Transposing the doctrine to the venture capital scenario, mutuality would dictate that the contributors to the fund are the eventual beneficiaries. This means that the LPs are viewed as both investors and recipients of the fund’s return. Since the investment managers are invested in the trust itself, it was held that the nature of income or carry earned by the asset manager was not a service fee for managing the trust, but an income earned on account of being a unit holder of the trust. Globally, VCTs enjoy significant tax incentives and most jurisdictions recognise the sum earned by the asset manager, i.e., the carry, to be an income earned on account of the underlying security in which an investment is made.

In the context of VCTs, the authors are of the opinion that the High Court has correctly applied the doctrine of mutuality. The judgement is consequential in so far as it directly addresses the specific legal question that has troubled the industry. While the service tax regime introduced through the Finance Act, 1994 may have been replaced by the goods and services tax (“GST”), the ambiguity on the taxation status of “carry” still remained.

From Service Tax to GST

Unlike the service tax regime, it may be pointed out that the Central Goods and Service Tax Act, 2017 (“CGST Act”) specifically defines a “trust” as a person (see section 2(84)(m) of CGST Act). This could be a challenge to importing the judgement in the present scenario as the judgement explicitly holds that a VCT is not a taxable person in the context of the service tax regime. However, it must be noted that the reasoning of the judgement centres around the application of the doctrine of mutuality to the trust and the role of the investment manager. Absent any clarification on the characterisation of carried interest in the GST regime, the doctrine of mutuality would appear to benefit investment managers with respect to tax liability arising from indirect taxation. However, recent reports concerning the Damodaran Committee’s examination of carried interest have reiterated that the industry is currently being charged GST on carried interest.

While the view presented in the judgment is largely in line with global standards there are some reasoned criticisms. Proponents of indirect taxation on investment managers and their compensation structures emphasise that the tax breaks for the VCT structure are merely “workarounds” to avoid taxation of what is fundamentally a service provided by the investment manager. The authors in the subsequent section will enumerate how jurisdictions such as the UK and the United States (“US”) have rationalised this by introducing conditionalities such as a minimum period for which an investment manager must operate a trust to avail tax benefits on carry. The authors posit that such conditionalities from foreign jurisdictions preserve the sanctity of the trust structure. Furthermore, other jurisdictions characterise carried interest in a far more detailed manner, thereby providing relevant stakeholders with certainty on the tax treatment.

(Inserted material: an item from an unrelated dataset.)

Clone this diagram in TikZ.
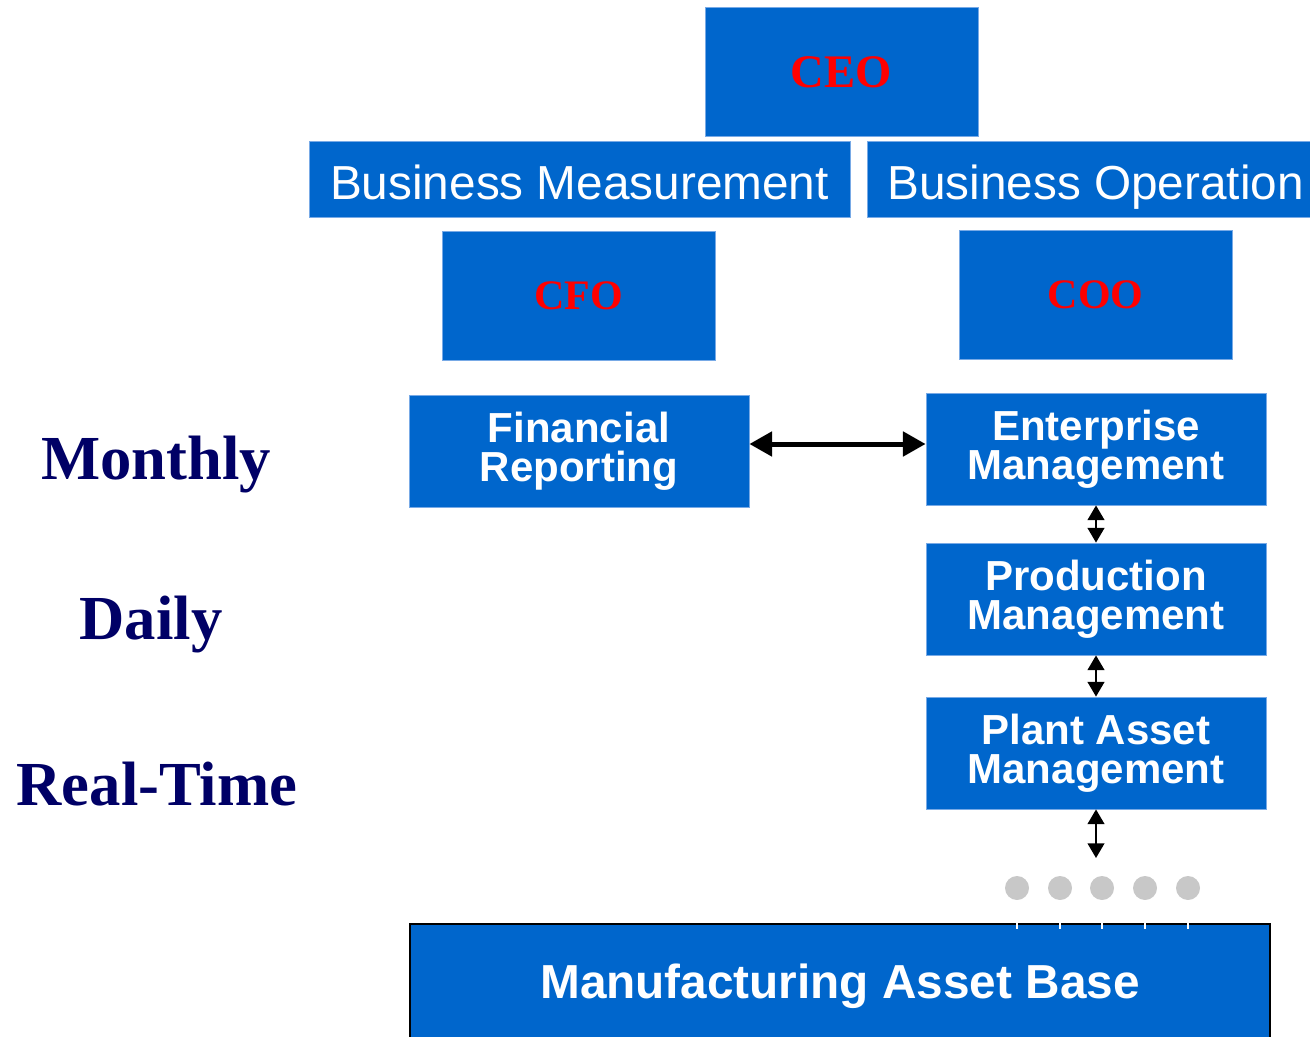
\documentclass[tikz,border=0pt]{standalone}
\usepackage{fontspec}
\setmainfont{Liberation Serif}
\setsansfont{Liberation Sans}
\usetikzlibrary{arrows.meta}
\definecolor{boxblue}{RGB}{0,102,204}
\definecolor{boxedge}{RGB}{120,170,230}
\definecolor{navy}{RGB}{0,0,102}
\definecolor{dotgray}{RGB}{200,200,200}
\definecolor{ceored}{RGB}{255,0,0}
\tikzset{
  box/.style={fill=boxblue, draw=boxedge, line width=0.6pt, inner sep=0pt, text=white, align=center},
  exec/.style={box, text=ceored, font=\rmfamily\bfseries\fontsize{31.5}{34}\selectfont, minimum width=273*0.75pt, minimum height=129*0.75pt},
  headbox/.style={box, minimum height=76*0.75pt},
  headtext/.style={font=\sffamily\fontsize{35.8}{40}\selectfont, text=white, inner sep=0pt, anchor=base},
  unit/.style={box, font=\sffamily\bfseries\fontsize{31.5}{29.5}\selectfont, minimum width=340*0.75pt, minimum height=112*0.75pt},
  period/.style={text=navy, font=\rmfamily\bfseries\fontsize{47}{50}\selectfont, inner sep=0pt},
  dotnode/.style={circle, fill=dotgray, minimum size=24*0.75pt, inner sep=0pt},
  bigarrow/.style={line width=3.75pt, {Triangle[width=18pt,length=17pt]}-{Triangle[width=18pt,length=17pt]}},
  smallarrow/.style={line width=1.5pt, {Triangle[width=12.5pt,length=11pt]}-{Triangle[width=12.5pt,length=11pt]}},
  tick/.style={draw=white, line width=1pt}
}
\begin{document}
\begin{tikzpicture}[x=0.75pt, y=-0.75pt]
\useasboundingbox (0,0) rectangle (1310,1037);
\fill[white] (0,0) rectangle (1310,1037);

% executives
\node[exec, font=\rmfamily\bfseries\fontsize{35}{37}\selectfont] (ceo) at (841.5,72) {CEO};
\node[exec] (cfo) at (578.5,295.5) {CFO};
\node[exec] (coo) at (1095.5,294.5) {COO};

% headings
\node[headbox, minimum width=541*0.75pt] (bm) at (579.5,179) {};
\node[headtext] (bmtext) at (579.5,199.5) {Business Measurement};
\node[headbox, minimum width=443*0.75pt] (bo) at (1088.5,179) {};
\node[headtext] (botext) at (1095.5,199.5) {Business Operation};

% units
\node[unit] (fr) at (579,451) {Financial\\Reporting};
\node[unit] (em) at (1096,449) {Enterprise\\Management};
\node[unit] (pm) at (1096,599) {Production\\Management};
\node[unit] (pam) at (1096,753) {Plant Asset\\Management};

% base
\node[box, draw=black, line width=1.5pt, font=\sffamily\bfseries\fontsize{35.8}{40}\selectfont, minimum width=860*0.75pt, minimum height=124*0.75pt] (mab) at (840,986) {Manufacturing Asset Base};

% period labels
\node[period] (monthly) at (156,465) {Monthly};
\node[period] (daily) at (151,625) {Daily};
\node[period] (realtime) at (157,784) {Real-Time};

% dots
\node[dotnode] (d1) at (1017,888) {};
\node[dotnode] (d2) at (1060,888) {};
\node[dotnode] (d3) at (1102,888) {};
\node[dotnode] (d4) at (1145,888) {};
\node[dotnode] (d5) at (1188,888) {};
\foreach \d in {d1,d2,d3,d4,d5}{
  \draw[tick] (\d.south) -- (\d.south |- mab.north) -- ++(0,6);
}

% connectors
\coordinate (pamend) at (1096,858);
\draw[bigarrow] (fr.east |- 0,444) -- (em.west |- 0,444);
\draw[smallarrow] (em.south) -- (pm.north);
\draw[smallarrow] (pm.south) -- (pam.north);
\draw[smallarrow] (pam.south) -- (pamend);
\end{tikzpicture}
\end{document}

Characterizing Carried Interest Across Jurisdictions

Weisbach observes, in an analysis of the nature of carry, that the general debate around carried interest’s characterization revolves around whether it should be taxed as capital gains income (as it currently is in the US) or as ordinary compensation income. Critics argue that treating carried interest as capital gains provides a preferential tax treatment to venture capital fund managers that is not justified. They contend that this income should be taxed similarly to other service providers’ compensation, such as stock options or royalties, which are taxed as ordinary income. Proponents of the current treatment argue that it aligns with partnership taxation principles and reflects the risk and return nature of the venture capital and private equity industries.

US

In the US, carried interest is typically taxed as a capital gain rather than ordinary income. This means that the GP pays a lower tax rate of 20% on long-term capital gains, rather than the top rate of 37% for ordinary income. The Tax Cuts and Jobs Act of 2017 curtailed the tax preference for carry by a slight margin by requiring an investment fund to hold assets for more than three years to treat any gains allocated to its investment managers as long-term. It must be noted that this concept has faced Congressional scrutiny; however, nothing has materialised.

European Union (“EU”) and the UK

Luxembourg: Carried interest is treated as capital gains and taxable at a progressive income tax rate of up to 45.78%, with a lower effective rate of 27% on receipt of the carried interest.

Spain: Spain has a specific tax regime for carried interest applicable to venture capital and buyout funds according to a recently introduced start-up law. The tax regime applies to Spanish venture capital entities, EU vehicles, and equivalent investment entities in other jurisdictions. The conditions attached to the specific tax treatment include having a negotiated minimum guaranteed return and holding the carried interest income for a minimum of five years.

UK: Carried interest is taxed under specific rules introduced in 2015 known as the Disguised Investment Management Fee (DIMF) rules and carried interest rules, supplementing general UK tax regulations. Carried interest holders in partnership investment funds, referred to as executives, are subject to capital gains tax and taxed akin to equity investments, with returns treated as capital gains. However, investment managers may face income tax on portions of their profit classified as fees from self-employment or employment income.

Conclusion

The jurisdictional analysis presents us with an interesting insight on how regulators choose to identify carried interest arrangements and, subsequently, tax treatment measures around the same. It is evident that a favourable taxation is a potent tool in the Government’s arsenal to promote investments. The Karnataka High Court’s judgment is just another reason for the government to deliberate and make suitable notifications on the subject matter to end the conflict relating to the ambiguous tax status at present. The Government would benefit from taking inspiration from other regimes and extend relief to VCTs albeit with sufficient conditionalities.